The other day, when I typed “schedules are made to be broken,” I really didn’t think it would go as far making every task on the list a big pain in the butt. I knew suspension disassembly would be difficult, and it’s proving that and more. Friday evening I spent a few hours in the garage working on the passenger side and couldn’t finish much more than removing the shock, breaking loose the balljoints, and removing the coil spring. The issue that held me up after that was removing the big bolt retaining the lower control arm. It took the leverage of the torque wrench to break free the nut, but that was as far as I would get that night. Beating and banging on the end of the bolt wouldn’t budge it. The impact wrench would spin the bolt in the inner sleeve of the arm’s bushing, but it would not come out.

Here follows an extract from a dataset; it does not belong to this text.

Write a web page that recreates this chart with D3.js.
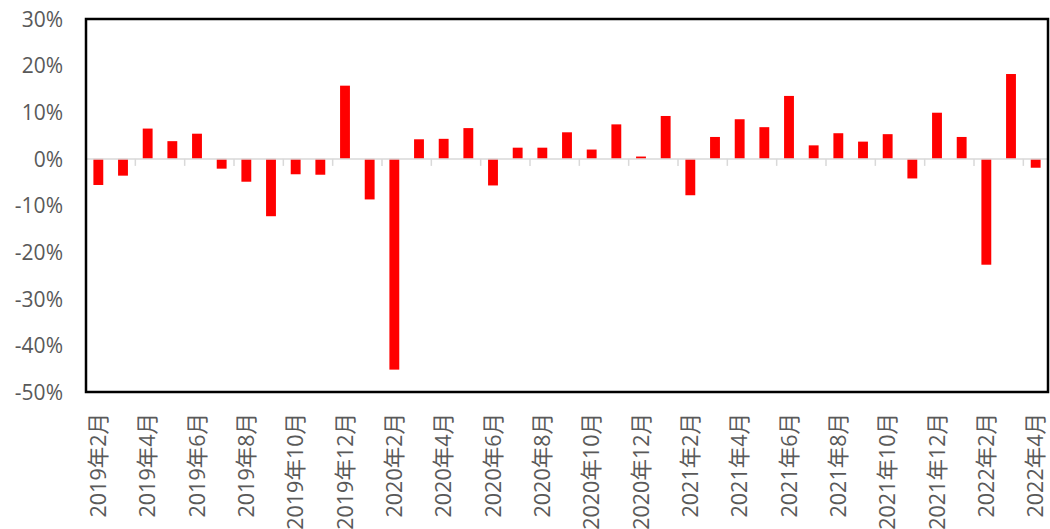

It wasn’t until last evening that I could get back out to the garage. A few more spins of the bolt followed by some aggressive whacks with the sledgehammer and the bolt finally moved. A few minutes and a few whacks later the bolt was out and the control arm was free. The futility of trying to remove components from the crossmember was heightened by the struggle to loosen the two nuts holding the upper control arm in place. Finally, I got it through my thick skull that the crossmember would have to removed.
First, however, I broke loose the balljoints on the driver’s side and removed that side’s coil spring. It is safer to remove the spring when the crossmember is still attached to the car to keep it immovable while lowering the control arm to free the spring – lots of energy in a car’s compressed coil spring.
Next, I said a prayer and proceeded to spin out the first two bolts on the right side – that was too easy. With the jack supporting the crossmember, I engaged the 9/16ths 6-point socket over the third bolt and pressed the impact wrench’s trigger. I was immediately rewarded with spinning of the socket, but NO spinning of the bolt - it’s points were rounded. Crap! Moving to the driver’s side, the first bolt did the same thing, but the last two spun right out. In baseball, batting .666 is phenomenal. In automotive disassembly nothing less than 1.000 is allowed.
That seemed to be a good time to quit, clean the grease from hands, arms and face, and pop open a Yuengling’s Black and Tan.